Apart from infotainment, which are the other sectors in which speech recognition is extensively used?
ASR has a more far-reaching impact in all applications (beyond ‘infotainment’) requiring natural human-computer interaction, such as in settings where voice is the main (or only) modality of information exchange or communication. Examples include
- Voice-search (searching the WWW by speaking into the search engine)
- In-car control (for climate control, multi-media control etc. via a dash-board interface in the car)
- Call-centre automation (where a user can engage with an automatic agent to perform a wide variety of information-retrieval and task-completion dialogues such as typically done with a human call-centre agent)
- Conversational AI with speech/text modalities in the form of chat-bots that resolve queries in specific domains (e.g. banking) and Q&A systems such as the now emerging Google Lamda and OpenAI ChatGPT (which are currently enabled with textual input),
- Medical and legal transcription, where the spoken records created by a physician (/law agents) need to be transcribed quickly into regulatory-compliant text records),
- Navigating and controlling devices such as mobile phones, TVs (e.g. Amazon fire-stick), IoTs (home automation units),
- Meeting capture applications such as in an on-line multi-party meeting, requiring annotation of ongoing multi-speaker conversations for diarization purposes (who said what and when),
- Office dictation tasks,
- YouTube audio / spoken content closed-captioning etc.
Will ASR help humans and machines will collaborate seamlessly in the future?

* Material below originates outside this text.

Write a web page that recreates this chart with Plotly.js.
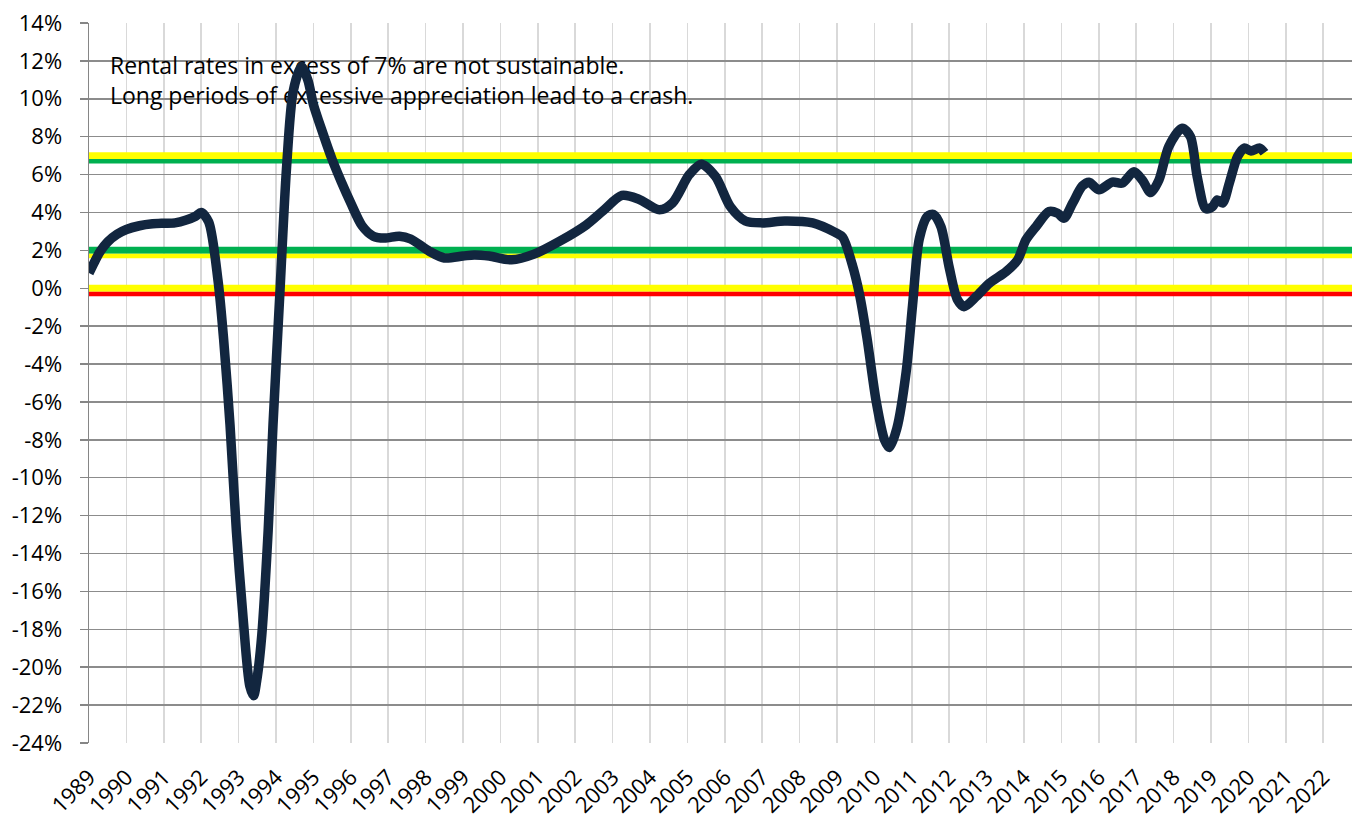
<!DOCTYPE html>
<html>
<head>
<meta charset="utf-8">
<script src="https://cdn.plot.ly/plotly-3.0.1.min.js"></script>
<style>html,body{margin:0;padding:0;background:#fff;}#chart{width:1352px;height:820px;}</style>
</head>
<body>
<div id="chart"></div>
<script>
// Year (decimal) and annual rent growth (%)
const years = [
  1989.00,1989.15,1989.30,1989.50,1989.75,1990.00,1990.35,1990.70,1991.00,1991.30,1991.60,1991.85,1992.00,
  1992.20,1992.45,1992.60,1992.77,1992.94,1993.12,1993.30,1993.40,1993.50,1993.62,1993.79,1993.92,
  1994.10,1994.28,1994.46,1994.68,1994.85,1995.00,1995.25,1995.50,1995.75,1996.00,1996.30,1996.60,1996.90,
  1997.30,1997.60,1998.10,1998.50,1999.00,1999.30,1999.70,2000.30,2000.90,2001.60,2002.30,2002.75,
  2003.25,2003.70,2004.25,2004.60,2005.05,2005.37,2005.75,2006.15,2006.55,2007.00,2007.60,2008.35,
  2008.95,2009.15,2009.40,2009.60,2009.80,2010.05,2010.27,2010.40,2010.60,2010.85,2011.02,2011.20,
  2011.42,2011.58,2011.78,2012.00,2012.22,2012.40,2012.72,2013.07,2013.52,2013.83,2014.05,2014.32,
  2014.67,2014.90,2015.07,2015.30,2015.56,2015.74,2016.00,2016.36,2016.63,2016.94,2017.16,2017.39,
  2017.61,2017.87,2018.23,2018.45,2018.63,2018.86,2019.04,2019.17,2019.31,2019.49,2019.71,2019.89,
  2020.07,2020.30,2020.43
];
const rentGrowth = [
  0.8,1.4,1.95,2.45,2.85,3.1,3.3,3.4,3.43,3.45,3.6,3.8,4.0,
  3.5,0.4,-2.7,-7.2,-12.8,-17.4,-21.0,-21.5,-20.5,-18.3,-12.8,-7.2,
  -0.4,6.3,10.4,11.7,11.0,9.7,8.2,6.8,5.6,4.5,3.3,2.75,2.65,
  2.75,2.6,1.95,1.6,1.7,1.76,1.7,1.5,1.8,2.5,3.35,4.1,
  4.9,4.7,4.14,4.5,6.0,6.55,5.9,4.3,3.55,3.45,3.55,3.45,
  2.95,2.7,1.3,-0.3,-2.6,-6.0,-8.0,-8.4,-7.4,-4.4,-0.9,2.6,
  3.8,3.9,3.25,1.1,-0.6,-0.97,-0.44,0.26,0.88,1.5,2.55,3.25,
  4.05,3.96,3.7,4.49,5.4,5.6,5.2,5.6,5.55,6.15,5.72,5.05,
  5.72,7.48,8.45,8.0,5.9,4.2,4.31,4.66,4.5,5.55,6.95,7.4,
  7.25,7.4,7.15
];
// Threshold bands (%)
const bandLevels = [7, 6.7, 2, 1.7, 0, -0.3];
const bandColors = ['#ffff00', '#00b050', '#00b050', '#ffff00', '#ffff00', '#ff0000'];
const bandWidths = [7, 4.5, 7, 4.5, 7, 4.5];
// Tick labels
const xTickYears = [];
for (let y = 1989; y <= 2022; y++) xTickYears.push(y);
const yTickVals = [];
for (let v = -24; v <= 14; v += 2) yTickVals.push(v);
const noteLines = ['Rental rates in excess of 7% are not sustainable.', 'Long periods of excessive appreciation lead to a crash.'];
const noteY = [11.62, 10.05];

const xRange = [1989, 2022.77];
const traces = [];
bandLevels.forEach((lv, i) => {
  traces.push({x: xRange, y: [lv, lv], mode: 'lines', line: {color: bandColors[i], width: bandWidths[i]}, hoverinfo: 'skip', showlegend: false});
});
traces.push({
  x: noteY.map(() => 1989.56), y: noteY, mode: 'text', text: noteLines, textposition: 'middle right',
  textfont: {family: 'Open Sans, sans-serif', size: 23, color: '#000'}, hoverinfo: 'skip', showlegend: false
});
traces.push({
  x: years, y: rentGrowth, mode: 'lines', line: {color: '#12263f', width: 9.5, shape: 'spline', smoothing: 0.8},
  showlegend: false
});

const layout = {
  width: 1352, height: 820,
  margin: {l: 89, r: 0, t: 23, b: 77},
  paper_bgcolor: '#fff', plot_bgcolor: '#fff',
  showlegend: false,
  xaxis: {
    range: xRange, tickmode: 'array', tickvals: xTickYears, ticktext: xTickYears.map(String),
    tickangle: -45, ticks: '', showgrid: true, gridcolor: '#d9d9d9', gridwidth: 1.5,
    zeroline: false, showline: false, ticklabelstandoff: 16,
    tickfont: {family: 'Open Sans, sans-serif', size: 22, color: '#000'}
  },
  yaxis: {
    range: [-24, 14], tickmode: 'array', tickvals: yTickVals, ticktext: yTickVals.map(v => v + '%'),
    ticks: 'outside', ticklen: 8, tickcolor: '#868686', tickwidth: 1.5,
    showgrid: true, gridcolor: '#8c8c8c', gridwidth: 1.5, zeroline: false,
    showline: true, linecolor: '#868686', linewidth: 1.5, ticklabelstandoff: 13,
    tickfont: {family: 'Open Sans, sans-serif', size: 22, color: '#000'}
  },
  font: {family: 'Open Sans, sans-serif'}
};
Plotly.newPlot('chart', traces, layout, {displayModeBar: false, staticPlot: true});
</script>
</body>
</html>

In further years and decades to come, ASR performances are bound to improve significantly, being able to solve as yet challenging problems such as dealing with high background noise, channel distortions, accented speech, dialectal variations, large speaker variability, low resource conditions etc – all of which are far easier tasks for humans, and have a high-performance benchmark in human listening and hearing. Breakthroughs in all-neural architectures and machine learning techniques are bound to make such improvements very likely to the extent of making ASR systems widely deployable, in a more ubiquitous manner than it is at present. Another direction likely to emerge is the realization of ‘robust’ conversational AI systems, with the coupling of ASR with highly effective back-end NLP techniques, to create full-fledged speech-enabled dialog systems capable of carrying out information retrieval tasks currently in the realm of human agents such as in call-center settings.

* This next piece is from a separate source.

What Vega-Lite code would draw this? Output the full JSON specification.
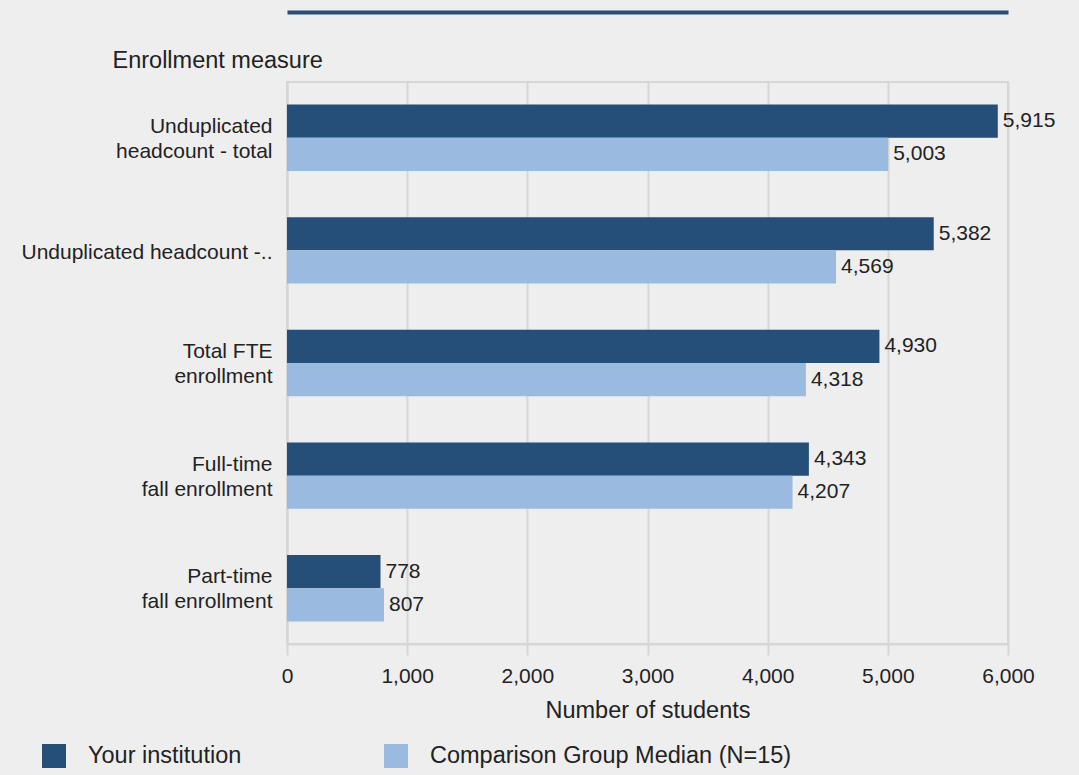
{
  "$schema": "https://vega.github.io/schema/vega-lite/v6.json",
  "width": 721,
  "height": 562,
  "autosize": {"type": "none"},
  "padding": {"left": 287, "top": 82, "right": 71, "bottom": 131},
  "background": "#eeeeee",
  "config": {
    "font": "Liberation Sans",
    "view": {"stroke": "#d6d6d6", "strokeWidth": 2}
  },
  "data": {
    "values": [
      {"measure": "Unduplicated headcount - total", "group": "Your institution", "value": 5915},
      {"measure": "Unduplicated headcount - total", "group": "Comparison Group Median (N=15)", "value": 5003},
      {"measure": "Unduplicated headcount -..", "group": "Your institution", "value": 5382},
      {"measure": "Unduplicated headcount -..", "group": "Comparison Group Median (N=15)", "value": 4569},
      {"measure": "Total FTE enrollment", "group": "Your institution", "value": 4930},
      {"measure": "Total FTE enrollment", "group": "Comparison Group Median (N=15)", "value": 4318},
      {"measure": "Full-time fall enrollment", "group": "Your institution", "value": 4343},
      {"measure": "Full-time fall enrollment", "group": "Comparison Group Median (N=15)", "value": 4207},
      {"measure": "Part-time fall enrollment", "group": "Your institution", "value": 778},
      {"measure": "Part-time fall enrollment", "group": "Comparison Group Median (N=15)", "value": 807}
    ]
  },
  "layer": [
    {
      "mark": {"type": "bar"},
      "encoding": {
        "y": {
          "field": "measure",
          "type": "nominal",
          "sort": ["Unduplicated headcount - total", "Unduplicated headcount -..", "Total FTE enrollment", "Full-time fall enrollment", "Part-time fall enrollment"],
          "scale": {"paddingInner": 0.41, "paddingOuter": 0.2},
          "axis": {
            "domainColor": "#d6d6d6",
            "domainWidth": 2,
            "ticks": false,
            "labelPadding": 15,
            "labelFontSize": 21,
            "labelColor": "#222222",
            "labelLineHeight": 25,
            "labelLimit": 300,
            "labelOffset": {"condition": {"test": "datum.value == 'Unduplicated headcount -..'", "value": 3}, "value": -11},
            "labelExpr": "datum.value == 'Unduplicated headcount - total' ? ['Unduplicated', 'headcount - total'] : datum.value == 'Total FTE enrollment' ? ['Total FTE', 'enrollment'] : datum.value == 'Full-time fall enrollment' ? ['Full-time', 'fall enrollment'] : datum.value == 'Part-time fall enrollment' ? ['Part-time', 'fall enrollment'] : datum.value",
            "title": "Enrollment measure",
            "titleAngle": 0,
            "titleX": -175,
            "titleY": -15,
            "titleAlign": "left",
            "titleBaseline": "alphabetic",
            "titleFontSize": 23.5,
            "titleFontWeight": "normal",
            "titleColor": "#222222"
          }
        },
        "yOffset": {
          "field": "group",
          "type": "nominal",
          "sort": ["Your institution", "Comparison Group Median (N=15)"],
          "scale": {"paddingInner": 0, "paddingOuter": 0}
        },
        "x": {
          "field": "value",
          "type": "quantitative",
          "scale": {"domain": [0, 6000], "nice": false},
          "axis": {
            "orient": "bottom",
            "values": [0, 1000, 2000, 3000, 4000, 5000, 6000],
            "format": ",d",
            "grid": true,
            "gridColor": "#d6d6d6",
            "gridWidth": 2,
            "domainColor": "#d6d6d6",
            "domainWidth": 2,
            "tickColor": "#d6d6d6",
            "tickWidth": 2,
            "tickSize": 11,
            "labelPadding": 10,
            "labelFontSize": 21,
            "labelColor": "#222222",
            "labelFlush": false,
            "title": "Number of students",
            "titleFontSize": 23.5,
            "titleFontWeight": "normal",
            "titleColor": "#222222",
            "titleY": 73,
            "titleBaseline": "alphabetic"
          }
        },
        "color": {
          "field": "group",
          "type": "nominal",
          "scale": {
            "domain": ["Your institution", "Comparison Group Median (N=15)"],
            "range": ["#254e79", "#9bbadf"]
          },
          "legend": {
            "orient": "none",
            "legendX": -245,
            "legendY": 662,
            "direction": "horizontal",
            "title": null,
            "symbolType": "square",
            "symbolSize": 576,
            "symbolStrokeWidth": 0,
            "symbolOpacity": 1,
            "labelFontSize": 23.5,
            "labelColor": "#222222",
            "labelOffset": 22,
            "labelLimit": 500,
            "columnPadding": 142
          }
        }
      }
    },
    {
      "mark": {"type": "text", "align": "left", "baseline": "middle", "dx": 5, "fontSize": 21, "color": "#222222"},
      "encoding": {
        "y": {
          "field": "measure",
          "type": "nominal",
          "sort": ["Unduplicated headcount - total", "Unduplicated headcount -..", "Total FTE enrollment", "Full-time fall enrollment", "Part-time fall enrollment"]
        },
        "yOffset": {
          "field": "group",
          "type": "nominal",
          "sort": ["Your institution", "Comparison Group Median (N=15)"]
        },
        "x": {
          "field": "value",
          "type": "quantitative",
          "axis": {
            "orient": "top",
            "offset": 70,
            "domainColor": "#254e79",
            "domainWidth": 4,
            "labels": false,
            "ticks": false,
            "grid": false,
            "title": null
          }
        },
        "text": {"field": "value", "type": "quantitative", "format": ",d"}
      }
    }
  ],
  "resolve": {"axis": {"x": "independent"}}
}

In combination with ‘robust’ back-end NLP techniques (such as ChatGPT or Google Lamda) it is only a question of time before we have ‘conversational AI’ systems that could potentially ‘pass’ the Turing test of ‘intelligence’ in machines a kind of holy-grail for researchers in AI attempting to build human-like machines capable of mastering the very unique cognitive domain of humans – namely, speech and language capabilities.

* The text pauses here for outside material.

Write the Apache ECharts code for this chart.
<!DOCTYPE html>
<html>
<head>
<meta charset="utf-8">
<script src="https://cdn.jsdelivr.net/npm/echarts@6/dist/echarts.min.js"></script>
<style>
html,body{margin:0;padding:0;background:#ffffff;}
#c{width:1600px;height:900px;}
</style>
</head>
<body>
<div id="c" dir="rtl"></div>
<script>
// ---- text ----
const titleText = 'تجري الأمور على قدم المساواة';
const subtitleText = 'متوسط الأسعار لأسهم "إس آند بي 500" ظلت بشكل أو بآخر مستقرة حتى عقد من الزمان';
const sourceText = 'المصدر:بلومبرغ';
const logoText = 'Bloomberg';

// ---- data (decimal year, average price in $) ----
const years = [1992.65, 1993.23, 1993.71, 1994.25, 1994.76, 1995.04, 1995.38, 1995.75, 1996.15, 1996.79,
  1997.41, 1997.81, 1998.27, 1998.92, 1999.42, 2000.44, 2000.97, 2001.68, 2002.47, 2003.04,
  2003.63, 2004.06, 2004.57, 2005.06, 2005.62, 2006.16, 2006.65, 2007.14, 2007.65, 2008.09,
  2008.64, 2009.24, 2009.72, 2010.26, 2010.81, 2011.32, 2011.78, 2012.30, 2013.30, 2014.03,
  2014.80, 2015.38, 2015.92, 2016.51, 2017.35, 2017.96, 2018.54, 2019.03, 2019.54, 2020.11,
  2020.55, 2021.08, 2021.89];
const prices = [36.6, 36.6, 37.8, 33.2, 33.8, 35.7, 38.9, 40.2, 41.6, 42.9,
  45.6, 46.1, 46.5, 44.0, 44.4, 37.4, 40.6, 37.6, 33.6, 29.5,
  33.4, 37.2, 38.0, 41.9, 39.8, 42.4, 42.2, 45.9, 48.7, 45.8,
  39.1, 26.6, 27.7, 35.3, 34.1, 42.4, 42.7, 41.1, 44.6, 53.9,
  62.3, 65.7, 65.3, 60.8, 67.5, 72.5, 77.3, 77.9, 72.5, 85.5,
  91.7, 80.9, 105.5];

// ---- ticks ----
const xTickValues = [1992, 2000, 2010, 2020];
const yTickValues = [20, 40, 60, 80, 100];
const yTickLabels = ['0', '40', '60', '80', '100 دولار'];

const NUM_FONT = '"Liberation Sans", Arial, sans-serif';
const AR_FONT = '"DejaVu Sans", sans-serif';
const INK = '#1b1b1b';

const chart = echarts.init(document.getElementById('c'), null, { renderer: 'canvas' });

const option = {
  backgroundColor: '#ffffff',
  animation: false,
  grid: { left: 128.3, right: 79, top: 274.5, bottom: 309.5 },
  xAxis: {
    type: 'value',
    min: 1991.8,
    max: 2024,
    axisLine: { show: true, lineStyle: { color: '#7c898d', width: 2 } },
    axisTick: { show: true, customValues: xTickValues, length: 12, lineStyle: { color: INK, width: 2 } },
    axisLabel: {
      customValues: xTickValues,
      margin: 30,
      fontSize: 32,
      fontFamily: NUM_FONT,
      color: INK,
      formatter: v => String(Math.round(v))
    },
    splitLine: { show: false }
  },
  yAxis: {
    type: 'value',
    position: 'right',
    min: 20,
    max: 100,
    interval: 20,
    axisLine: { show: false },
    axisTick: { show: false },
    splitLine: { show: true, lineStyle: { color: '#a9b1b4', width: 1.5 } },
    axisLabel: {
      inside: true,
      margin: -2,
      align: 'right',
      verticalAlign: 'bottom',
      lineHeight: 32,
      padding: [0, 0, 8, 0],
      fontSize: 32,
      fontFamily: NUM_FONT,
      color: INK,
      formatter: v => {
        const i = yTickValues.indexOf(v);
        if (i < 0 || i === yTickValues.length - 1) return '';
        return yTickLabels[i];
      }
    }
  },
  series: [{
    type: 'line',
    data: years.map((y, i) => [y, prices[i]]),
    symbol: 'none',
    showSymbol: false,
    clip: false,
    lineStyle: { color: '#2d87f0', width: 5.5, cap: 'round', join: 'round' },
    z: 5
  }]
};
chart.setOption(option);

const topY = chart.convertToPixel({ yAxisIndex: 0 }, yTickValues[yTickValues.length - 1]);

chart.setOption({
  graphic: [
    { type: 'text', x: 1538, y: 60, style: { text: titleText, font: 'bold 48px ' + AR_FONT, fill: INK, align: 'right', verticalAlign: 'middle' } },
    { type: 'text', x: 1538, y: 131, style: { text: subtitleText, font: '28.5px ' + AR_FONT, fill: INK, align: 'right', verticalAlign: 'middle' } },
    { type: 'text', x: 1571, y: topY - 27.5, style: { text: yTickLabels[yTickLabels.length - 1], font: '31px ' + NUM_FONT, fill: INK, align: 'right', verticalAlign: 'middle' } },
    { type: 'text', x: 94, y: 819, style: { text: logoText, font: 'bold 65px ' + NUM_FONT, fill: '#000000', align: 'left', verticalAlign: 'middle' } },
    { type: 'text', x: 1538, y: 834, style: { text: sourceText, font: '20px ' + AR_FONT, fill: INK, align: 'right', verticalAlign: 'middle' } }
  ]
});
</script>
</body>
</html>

A holy grail of much ASR work would be in the direction of incorporating such human cognitive mechanisms in computational frameworks that have a high ‘biological realism’. This could be several decades into the future from now. Such understanding and incorporation of human-cognitive mechanisms will inherently also attempt to solve the as yet difficult problems of coping with high speaker variability, accent and dialectal variability, multi-lingual scenario and ultra-low-resource settings, in a way trying to mimic how a child acquired and masters a language in a very short time with very little data.